What is required: Set down word for word the lines running from the line with "Give me the TikZ source for this diagram." to the line with "(b2) at (226,325)", ends included. Skip every picture.

— Start of Data rows —

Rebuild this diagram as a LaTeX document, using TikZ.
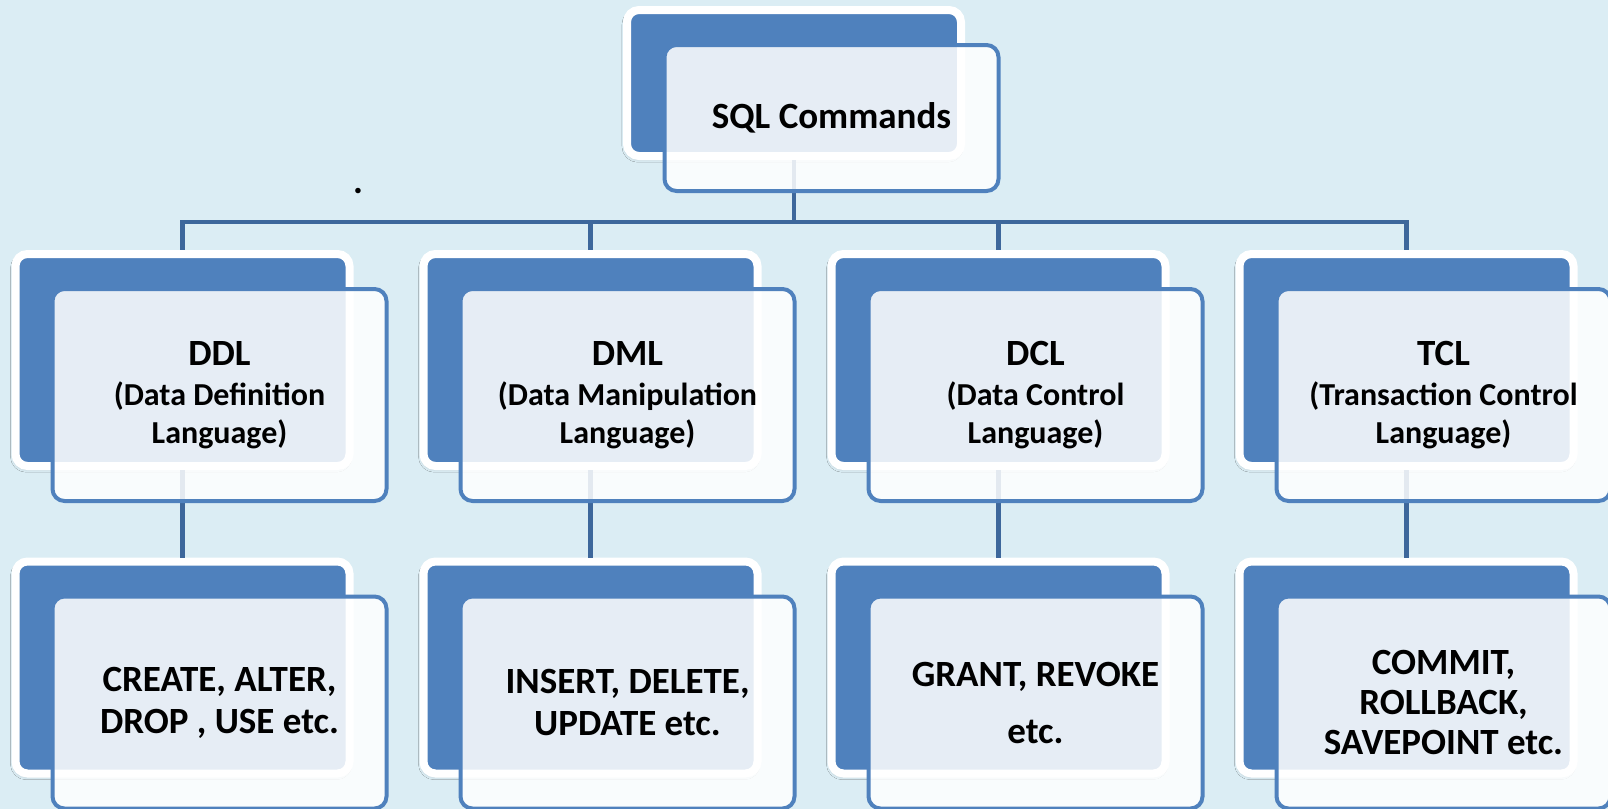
\documentclass[tikz,border=0pt]{standalone}
\usepackage{fontspec}
\setmainfont{Carlito}
\usetikzlibrary{shadows.blur}
\definecolor{bgblue}{RGB}{219,237,244}
\definecolor{boxblue}{RGB}{79,129,189}
\definecolor{linkblue}{RGB}{61,103,155}
\tikzstyle{backbox} = [rectangle, rounded corners=6pt, minimum width=167pt, minimum height=106pt, inner sep=0, draw=white, line width=4pt, fill=boxblue, blur shadow={shadow xshift=-0.6pt, shadow yshift=-1.2pt, shadow blur steps=6, shadow opacity=20}]
\tikzstyle{frontbox} = [rectangle, rounded corners=6pt, minimum width=167pt, minimum height=106pt, inner sep=0, draw=boxblue, line width=2pt, fill=white, fill opacity=0.86, text opacity=1, align=center, font=\bfseries\fontsize{16}{19}\selectfont]
\tikzstyle{cmdbox} = [frontbox, font=\bfseries\fontsize{18.5}{21}\selectfont]
\tikzstyle{link} = [draw=linkblue, line width=2.4pt]
\newcommand{\headtxt}[1]{{\fontsize{18.5}{20}\selectfont #1}}

\begin{document}
\begin{tikzpicture}[x=0.5pt,y=-0.5pt]
\fill[bgblue] (0,0) rectangle (1608,809);
\useasboundingbox (0,0) rectangle (1608,809);
% back boxes
\node[backbox,minimum height=73pt] (sqlback) at (794,83) {};
\node[backbox] (ddlback) at (182.5,360) {};
\node[backbox] (dmlback) at (590.5,360) {};
\node[backbox] (dclback) at (998.5,360) {};
\node[backbox] (tclback) at (1406.5,360) {};
\node[backbox] (ddlcmdback) at (182.5,667.5) {};
\node[backbox] (dmlcmdback) at (590.5,667.5) {};
\node[backbox] (dclcmdback) at (998.5,667.5) {};
\node[backbox] (tclcmdback) at (1406.5,667.5) {};
% connectors
\coordinate (bus) at (794,222);
\draw[link] (sqlback.south) -- (sqlback.south |- bus) -| (ddlback.north);
\draw[link] (sqlback.south) -- (sqlback.south |- bus) -| (dmlback.north);
\draw[link] (sqlback.south) -- (sqlback.south |- bus) -| (dclback.north);
\draw[link] (sqlback.south) -- (sqlback.south |- bus) -| (tclback.north);
\draw[link] (ddlback.south) -- (ddlcmdback.north);
\draw[link] (dmlback.south) -- (dmlcmdback.north);
\draw[link] (dclback.south) -- (dclcmdback.north);
\draw[link] (tclback.south) -- (tclcmdback.north);
% front boxes
\node[frontbox,minimum height=73pt] (sql) at (831.5,118) {\headtxt{SQL Commands}};
\node[frontbox] (ddl) at (219.5,395) {\headtxt{DDL}\\[1pt](Data Definition\\Language)};
\node[frontbox] (dml) at (627.5,395) {\headtxt{DML}\\[1pt](Data Manipulation\\Language)};
\node[frontbox] (dcl) at (1035.5,395) {\headtxt{DCL}\\[1pt](Data Control\\Language)};
\node[frontbox] (tcl) at (1443.5,395) {\headtxt{TCL}\\[1pt](Transaction Control\\Language)};
\node[cmdbox] (ddlcmd) at (219.5,702.5) {CREATE, ALTER,\\DROP , USE etc.};
\node[cmdbox] (dmlcmd) at (627.5,702.5) {INSERT, DELETE,\\UPDATE etc.};
\node[cmdbox] (dclcmd) at (1035.5,702.5) {GRANT, REVOKE\\[7.5pt]etc.};
\node[cmdbox] (tclcmd) at (1443.5,702.5) {COMMIT,\\[-1pt]ROLLBACK,\\[-1pt]SAVEPOINT etc.};
\node[anchor=base, inner sep=0, font=\bfseries\fontsize{18.5}{20}\selectfont] (dot) at (358,193) {.};
\end{tikzpicture}
\end{document}
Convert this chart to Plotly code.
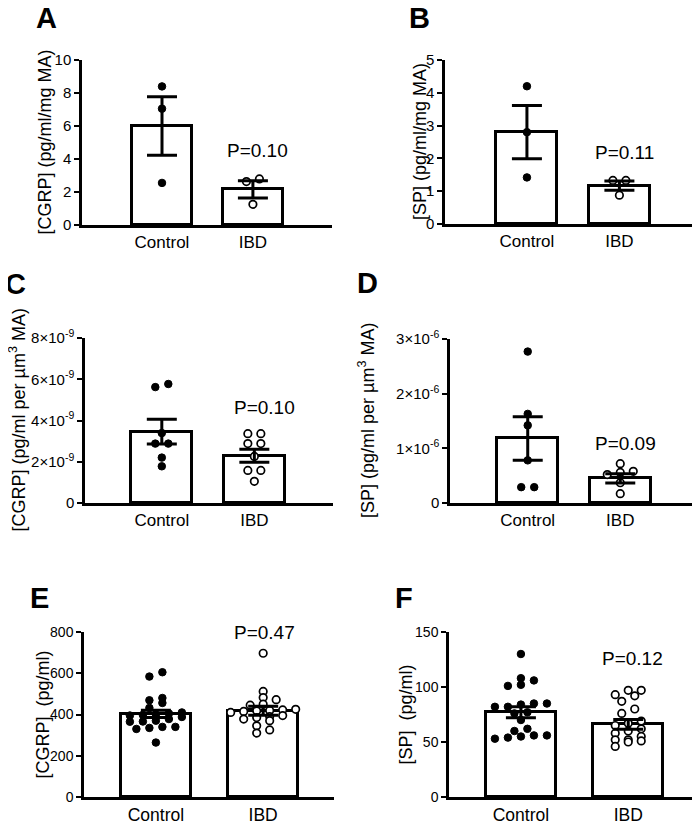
import plotly.graph_objects as go

# the page body keeps an 8px margin on the top and left
W, H = 700, 824
PAD = 8
FW, FH = W - PAD, H - PAD
groups = ["Control", "IBD"]

# panel A - CGRP per mg MA
a_ctrl = [8.4, 7.05, 2.55]
a_ibd = [2.79, 2.63, 1.25]
a_mean = [6.0, 2.16]
a_sem = [1.78, 0.52]

# panel B - SP per mg MA
b_ctrl = [4.2, 2.8, 1.42]
b_ibd = [1.33, 1.33, 0.88]
b_mean = [2.8, 1.17]
b_sem = [0.81, 0.14]

# panel C - CGRP per um3 MA
c_ctrl = [5.77e-9, 5.62e-9, 3.39e-9, 2.88e-9, 2.88e-9, 2.2e-9, 1.78e-9]
c_ibd = [3.36e-9, 3.36e-9, 2.88e-9, 2.88e-9, 2.26e-9, 1.58e-9, 1.58e-9, 1.05e-9]
c_mean = [3.46e-9, 2.29e-9]
c_sem = [0.6e-9, 0.32e-9]

# panel D - SP per um3 MA
d_ctrl = [2.77e-6, 1.63e-6, 1.42e-6, 0.78e-6, 0.29e-6, 0.29e-6]
d_ibd = [0.72e-6, 0.58e-6, 0.56e-6, 0.52e-6, 0.37e-6, 0.17e-6]
d_mean = [1.18e-6, 0.45e-6]
d_sem = [0.4e-6, 0.085e-6]

# panel E - CGRP pg/ml
e_ctrl = [605, 584, 480, 469, 456, 432, 410, 405, 400, 398, 395, 388, 378,
          370, 366, 365, 340, 340, 335, 330, 264]
e_ibd = [697, 512, 482, 472, 450, 445, 425, 422, 420, 418, 415, 410, 395,
         390, 385, 378, 370, 345, 325, 310]
e_mean = [403, 418]
e_sem = [18, 22]

# panel F - SP pg/ml
f_ctrl = [130, 108, 106, 102, 101, 85, 85, 84, 82, 82, 77, 76, 70, 62, 60,
          56, 56, 55, 54, 53]
f_ibd = [97, 97, 93, 92, 87, 80, 76, 69, 67, 65, 62, 60, 58, 55, 52, 52, 51,
         50, 46]
f_mean = [77, 66]
f_sem = [5, 4.5]

p_texts = ["P=0.10", "P=0.11", "P=0.10", "P=0.09", "P=0.47", "P=0.12"]
letters = ["A", "B", "C", "D", "E", "F"]

sci9 = ["0", "2×10<sup>-9</sup>", "4×10<sup>-9</sup>", "6×10<sup>-9</sup>", "8×10<sup>-9</sup>"]
sci6 = ["0", "1×10<sup>-6</sup>", "2×10<sup>-6</sup>", "3×10<sup>-6</sup>"]

FONT = "Liberation Sans, Arial, sans-serif"


def px(x):
    return min(1.0, max(0.0, (x - PAD) / FW))


def py(y):
    return min(1.0, max(0.0, 1 - (y - PAD) / FH))


# geometry in window pixels: x0, x1, ytop, ybot
panels = [
    dict(ctrl=a_ctrl, ibd=a_ibd, mean=a_mean, sem=a_sem, box=(82, 332, 60, 225),
         xr=[-0.88, 1.87], yr=[0, 10], tv=[0, 2, 4, 6, 8, 10], tt=None,
         ytitle="[CGRP] (pg/ml/mg MA)", tx=45, lab=(46, 18), p=(257, 150),
         tf=15, cf=17, bw=0.66),
    dict(ctrl=b_ctrl, ibd=b_ibd, mean=b_mean, sem=b_sem, box=(445, 698, 60, 224),
         xr=[-0.886, 1.85], yr=[0, 5], tv=[0, 1, 2, 3, 4, 5], tt=None,
         ytitle="[SP] (pg/ml/mg MA)", tx=420, lab=(419, 18), p=(624, 152),
         tf=15, cf=17, bw=0.66),
    dict(ctrl=c_ctrl, ibd=c_ibd, mean=c_mean, sem=c_sem, box=(85, 333, 338, 503),
         xr=[-0.83, 1.85], yr=[0, 8e-9], tv=[0, 2e-9, 4e-9, 6e-9, 8e-9], tt=sci9,
         ytitle="[CGRP] (pg/ml per µm<sup>3</sup> MA)", tx=18, lab=(15, 284),
         p=(264, 407), tf=15, cf=17, bw=0.66),
    dict(ctrl=d_ctrl, ibd=d_ibd, mean=d_mean, sem=d_sem, box=(450, 698, 339, 503),
         xr=[-0.84, 1.84], yr=[0, 3e-6], tv=[0, 1e-6, 2e-6, 3e-6], tt=sci6,
         ytitle="[SP] (pg/ml per µm<sup>3</sup> MA)", tx=366, lab=(367, 283),
         p=(625, 443), tf=15, cf=17, bw=0.66),
    dict(ctrl=e_ctrl, ibd=e_ibd, mean=e_mean, sem=e_sem, box=(84, 334, 632, 797),
         xr=[-0.67, 1.66], yr=[0, 800], tv=[0, 200, 400, 600, 800], tt=None,
         ytitle="[CGRP]  (pg/ml)", tx=42, lab=(39, 598), p=(264, 632),
         tf=14, cf=17.5, bw=0.65),
    dict(ctrl=f_ctrl, ibd=f_ibd, mean=f_mean, sem=f_sem, box=(449, 698, 632, 797),
         xr=[-0.67, 1.65], yr=[0, 150], tv=[0, 50, 100, 150], tt=None,
         ytitle="[SP]  (pg/ml)", tx=405, lab=(404, 598), p=(632, 658),
         tf=14, cf=17.5, bw=0.65),
]


def swarm(values, ypu, xpu, row_px=6.0, step_px=13.0):
    # simple row based scatter like the Prism layout
    order = sorted(range(len(values)), key=lambda i: values[i])
    rows = []
    for i in order:
        if rows and (values[i] - values[rows[-1][0]]) * ypu < row_px:
            rows[-1].append(i)
        else:
            rows.append([i])
    offs = [0.0] * len(values)
    for r in rows:
        n = len(r)
        for k, i in enumerate(r):
            offs[i] = (k - (n - 1) / 2) * step_px / xpu
    return offs


fig = go.Figure()
annotations = []
layout_axes = {}

for n, p in enumerate(panels):
    idx = "" if n == 0 else str(n + 1)
    xa, ya = "x" + idx, "y" + idx
    x0, x1, yt, yb = p["box"]
    xpu = (x1 - x0) / (p["xr"][1] - p["xr"][0])
    ypu = (yb - yt) / (p["yr"][1] - p["yr"][0])

    fig.add_trace(go.Bar(
        x=[0, 1], y=p["mean"], width=p["bw"], xaxis=xa, yaxis=ya,
        marker=dict(color="white", line=dict(color="black", width=3)),
    ))

    off_c = swarm(p["ctrl"], ypu, xpu)
    off_i = swarm(p["ibd"], ypu, xpu)
    fig.add_trace(go.Scatter(
        x=[0 + o for o in off_c], y=p["ctrl"], mode="markers", xaxis=xa, yaxis=ya,
        marker=dict(size=7.5, color="black", line=dict(color="black", width=1)),
        cliponaxis=False,
    ))
    fig.add_trace(go.Scatter(
        x=[1 + o for o in off_i], y=p["ibd"], mode="markers", xaxis=xa, yaxis=ya,
        marker=dict(size=7.5, color="white", line=dict(color="black", width=1.7)),
        cliponaxis=False,
    ))
    fig.add_trace(go.Scatter(
        x=[0, 1], y=p["mean"], mode="markers", xaxis=xa, yaxis=ya,
        marker=dict(size=1, color="rgba(0,0,0,0)"),
        error_y=dict(type="data", array=p["sem"], color="black", thickness=3, width=15),
    ))

    layout_axes["xaxis" + idx] = dict(
        domain=[px(x0), px(x1)], range=p["xr"], anchor=ya, automargin=False,
        showline=True, linecolor="black", linewidth=2.5, ticks="",
        tickvals=[0, 1], ticktext=groups, showgrid=False, zeroline=False,
        tickfont=dict(family=FONT, size=p["cf"], color="black"),
    )
    layout_axes["yaxis" + idx] = dict(
        domain=[py(yb), py(yt)], range=p["yr"], anchor=xa, automargin=False,
        showline=True, linecolor="black", linewidth=2.5, ticks="outside",
        ticklen=5, tickwidth=2, tickcolor="black", tickvals=p["tv"],
        ticktext=p["tt"] if p["tt"] else [str(v) for v in p["tv"]],
        showgrid=False, zeroline=False,
        tickfont=dict(family=FONT, size=p["tf"], color="black"),
    )

    annotations.append(dict(
        x=px(p["tx"]), y=py((yt + yb) / 2), xref="paper", yref="paper",
        text=p["ytitle"], textangle=-90, showarrow=False,
        font=dict(family=FONT, size=18, color="black"),
        xanchor="center", yanchor="middle",
    ))
    annotations.append(dict(
        x=px(p["lab"][0]), y=py(p["lab"][1]), xref="paper", yref="paper",
        text="<b>" + letters[n] + "</b>", showarrow=False,
        font=dict(family=FONT, size=29, color="black"),
        xanchor="center", yanchor="middle",
    ))
    annotations.append(dict(
        x=px(p["p"][0]), y=py(p["p"][1]), xref="paper", yref="paper",
        text=p_texts[n], showarrow=False,
        font=dict(family=FONT, size=19, color="black"),
        xanchor="center", yanchor="middle",
    ))

fig.update_layout(
    width=FW, height=FH,
    margin=dict(l=0, r=0, t=0, b=0, autoexpand=False),
    paper_bgcolor="white", plot_bgcolor="white",
    showlegend=False, bargap=0,
    annotations=annotations,
    font=dict(family=FONT, color="black"),
    **layout_axes,
)

fig.write_html("out.html")
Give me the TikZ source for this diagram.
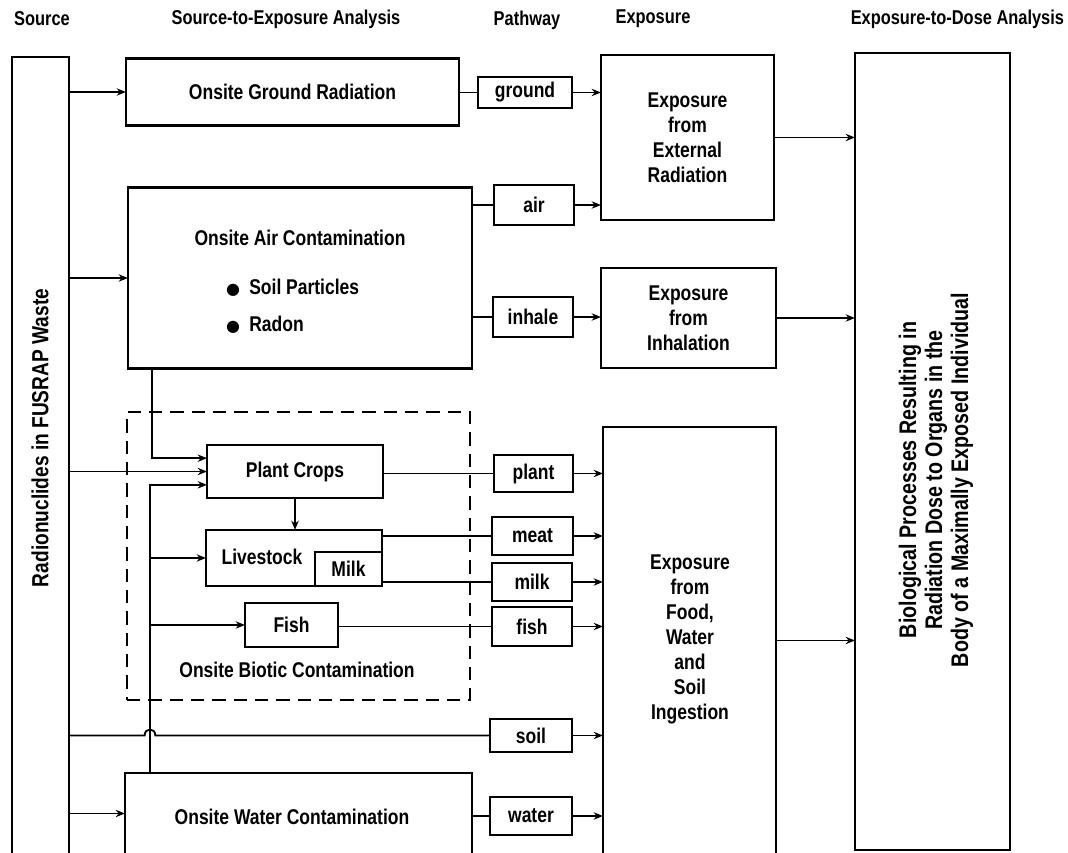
\documentclass[tikz,border=0pt]{standalone}
\usepackage{fontspec}
\setmainfont{Liberation Sans}[FakeStretch=0.82]
\newfontfamily\dejavu{DejaVu Sans}
\usetikzlibrary{arrows.meta}
\begin{document}
\begin{tikzpicture}[x=0.75pt,y=-0.75pt,
  every node/.style={font=\bfseries\fontsize{16}{18.75}\selectfont, inner sep=0pt, outer sep=0pt},
  hdr/.style={font=\bfseries\fontsize{15}{18}\selectfont},
  box/.style={draw, line width=1.7pt},
  pbox/.style={draw, line width=1.5pt},
  wh/.style 2 args={minimum width=#1*0.75pt, minimum height=#2*0.75pt},
  ln/.style={line width=1.4pt},
  arr/.style={ln, -{Stealth[length=7pt,width=5.5pt]}},
  dashbox/.style={draw, line width=1.5pt, dash pattern=on 10pt off 6pt},
  txt/.style={align=center}]
\useasboundingbox (0,0) rectangle (1068,853);

% headers
\node[hdr] (hsrc) at (42,19) {Source};
\node[hdr] (hsea) at (286,19) {Source-to-Exposure Analysis};
\node[hdr] (hpath) at (527,20) {Pathway};
\node[hdr] (hexp) at (653,19) {Exposure};
\node[hdr, anchor=east] (hdose) at (1064,19) {Exposure-to-Dose Analysis};

% source
\node[wh={57}{797}] (src) at (40.5,455.5) {};
\draw[box] (src.south west) -- (src.north west) -- (src.north east) -- (src.south east);
\node[rotate=90, font=\bfseries\fontsize{17.5}{20}\selectfont] (srctxt) at (40,438) {Radionuclides in FUSRAP Waste};

% source-to-exposure boxes
\node[box, wh={333}{67}] (ground) at (292.5,92) {Onsite Ground Radiation};
\node[box, wh={344}{181}] (air) at (300,278) {};
\node (airt) at (300,238) {Onsite Air Contamination};
\node[anchor=west] (b1) at (226,288) {{\dejavu\fontsize{12}{12}\selectfont ●}\hspace{7pt}Soil Particles};
\node[anchor=west] (b2) at (226,325) {{\dejavu\fontsize{12}{12}\selectfont ●}\hspace{7pt}Radon};

\node[dashbox, wh={343}{288}] (biotic) at (298.5,556) {};
\node (biotict) at (297,670) {Onsite Biotic Contamination};
\node[box, wh={176}{53}] (plant) at (295,471.5) {Plant Crops};
\node[box, wh={176}{56}] (live) at (294,558) {};
\node (livet) at (262,557) {Livestock};
\node[box, wh={67}{34}] (milk) at (348.5,569) {Milk};
\node[box, wh={93}{44}] (fish) at (291.5,625) {Fish};

\node[wh={347}{81}] (water) at (298.5,813.5) {};
\draw[box] (water.south west) |- (water.north east) -- (water.south east);
\node (watert) at (292,817) {Onsite Water Contamination};

% pathway boxes
\node[pbox, wh={94}{31}] (pground) at (525,92.5) {ground};
\node[pbox, wh={80}{40}] (pair) at (534,205) {air};
\node[pbox, wh={80}{40}] (pinh) at (533,317) {inhale};
\node[pbox, wh={79}{37}] (pplant) at (533.5,473.5) {plant};
\node[pbox, wh={81}{38}] (pmeat) at (532.5,536) {meat};
\node[pbox, wh={80}{38}] (pmilk) at (532,582) {milk};
\node[pbox, wh={80}{39}] (pfish) at (532,626.5) {fish};
\node[pbox, wh={82}{33}] (psoil) at (531,735.5) {soil};
\node[pbox, wh={82}{38}] (pwater) at (531,816) {water};

% exposure boxes
\node[box, wh={173}{165}, txt] (extE) at (687.5,137.5) {Exposure\\from\\External\\Radiation};
\node[box, wh={175}{100}, txt] (inh) at (688.5,318) {Exposure\\from\\Inhalation};
\node[wh={173}{427}] (ing) at (689.5,640.5) {};
\draw[box] (ing.south west) |- (ing.north east) -- (ing.south east);
\node[txt] (ingt) at (690,639) {Exposure\\from\\Food,\\Water\\and\\Soil\\Ingestion};

% dose box
\node[box, wh={155}{797}] (bio) at (932.5,451.5) {};
\node[rotate=90, txt, font=\bfseries\fontsize{18}{19.5}\selectfont] (biot) at (936,480) {Biological Processes Resulting in\\Radiation Dose to Organs in the\\Body of a Maximally Exposed Individual};

% taps
\coordinate (tapA) at (152,0);
\coordinate (tapW) at (150,0);

% source arrows
\draw[arr] (src.east |- ground.west) -- (ground.west);
\draw[arr] (src.east |- air.west) -- (air.west);
\draw[arr] (src.east |- plant.west) -- (plant.west);
\draw[ln] (src.east |- psoil.west) -- ([xshift=-4pt]tapW |- psoil.west)
  .. controls +(0,6pt) and +(0,6pt) .. ([xshift=4pt]tapW |- psoil.west) -- (psoil.west);
\draw[arr] (src.east |- water.west) -- (water.west);

% internal links
\draw[arr] (tapA |- air.south) |- ([yshift=10pt]plant.west);
\draw[arr] (tapW |- water.north) |- ([yshift=-10pt]plant.west);
\draw[arr] (tapW |- live.west) -- (live.west);
\draw[arr] (tapW |- fish.west) -- (fish.west);
\draw[arr] (plant.south) -- (plant.south |- live.north);

% to pathways
\draw[ln] (ground.east |- pground.west) -- (pground.west);
\draw[ln] (air.east |- pair.west) -- (pair.west);
\draw[ln] (air.east |- pinh.west) -- (pinh.west);
\draw[ln] (plant.east |- pplant.west) -- (pplant.west);
\draw[ln] (live.east |- pmeat.west) -- (pmeat.west);
\draw[ln] (milk.east |- pmilk.west) -- (pmilk.west);
\draw[ln] (fish.east |- pfish.west) -- (pfish.west);
\draw[ln] (water.east |- pwater.west) -- (pwater.west);

% to exposures
\draw[arr] (pground.east) -- (pground.east -| extE.west);
\draw[arr] (pair.east) -- (pair.east -| extE.west);
\draw[arr] (pinh.east) -- (pinh.east -| inh.west);
\draw[arr] (pplant.east) -- (pplant.east -| ing.west);
\draw[arr] (pmeat.east) -- (pmeat.east -| ing.west);
\draw[arr] (pmilk.east) -- (pmilk.east -| ing.west);
\draw[arr] (pfish.east) -- (pfish.east -| ing.west);
\draw[arr] (psoil.east) -- (psoil.east -| ing.west);
\draw[arr] (pwater.east) -- (pwater.east -| ing.west);

% to dose
\draw[arr] (extE.east) -- (extE.east -| bio.west);
\draw[arr] (inh.east) -- (inh.east -| bio.west);
\draw[arr] (ing.east) -- (ing.east -| bio.west);
\end{tikzpicture}
\end{document}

— End of Data rows —

The completed task:
Give me the TikZ source for this diagram.
\documentclass[tikz,border=0pt]{standalone}
\usepackage{fontspec}
\setmainfont{Liberation Sans}[FakeStretch=0.82]
\newfontfamily\dejavu{DejaVu Sans}
\usetikzlibrary{arrows.meta}
\begin{document}
\begin{tikzpicture}[x=0.75pt,y=-0.75pt,
  every node/.style={font=\bfseries\fontsize{16}{18.75}\selectfont, inner sep=0pt, outer sep=0pt},
  hdr/.style={font=\bfseries\fontsize{15}{18}\selectfont},
  box/.style={draw, line width=1.7pt},
  pbox/.style={draw, line width=1.5pt},
  wh/.style 2 args={minimum width=#1*0.75pt, minimum height=#2*0.75pt},
  ln/.style={line width=1.4pt},
  arr/.style={ln, -{Stealth[length=7pt,width=5.5pt]}},
  dashbox/.style={draw, line width=1.5pt, dash pattern=on 10pt off 6pt},
  txt/.style={align=center}]
\useasboundingbox (0,0) rectangle (1068,853);

% headers
\node[hdr] (hsrc) at (42,19) {Source};
\node[hdr] (hsea) at (286,19) {Source-to-Exposure Analysis};
\node[hdr] (hpath) at (527,20) {Pathway};
\node[hdr] (hexp) at (653,19) {Exposure};
\node[hdr, anchor=east] (hdose) at (1064,19) {Exposure-to-Dose Analysis};

% source
\node[wh={57}{797}] (src) at (40.5,455.5) {};
\draw[box] (src.south west) -- (src.north west) -- (src.north east) -- (src.south east);
\node[rotate=90, font=\bfseries\fontsize{17.5}{20}\selectfont] (srctxt) at (40,438) {Radionuclides in FUSRAP Waste};

% source-to-exposure boxes
\node[box, wh={333}{67}] (ground) at (292.5,92) {Onsite Ground Radiation};
\node[box, wh={344}{181}] (air) at (300,278) {};
\node (airt) at (300,238) {Onsite Air Contamination};
\node[anchor=west] (b1) at (226,288) {{\dejavu\fontsize{12}{12}\selectfont ●}\hspace{7pt}Soil Particles};
\node[anchor=west] (b2) at (226,325) {{\dejavu\fontsize{12}{12}\selectfont ●}\hspace{7pt}Radon};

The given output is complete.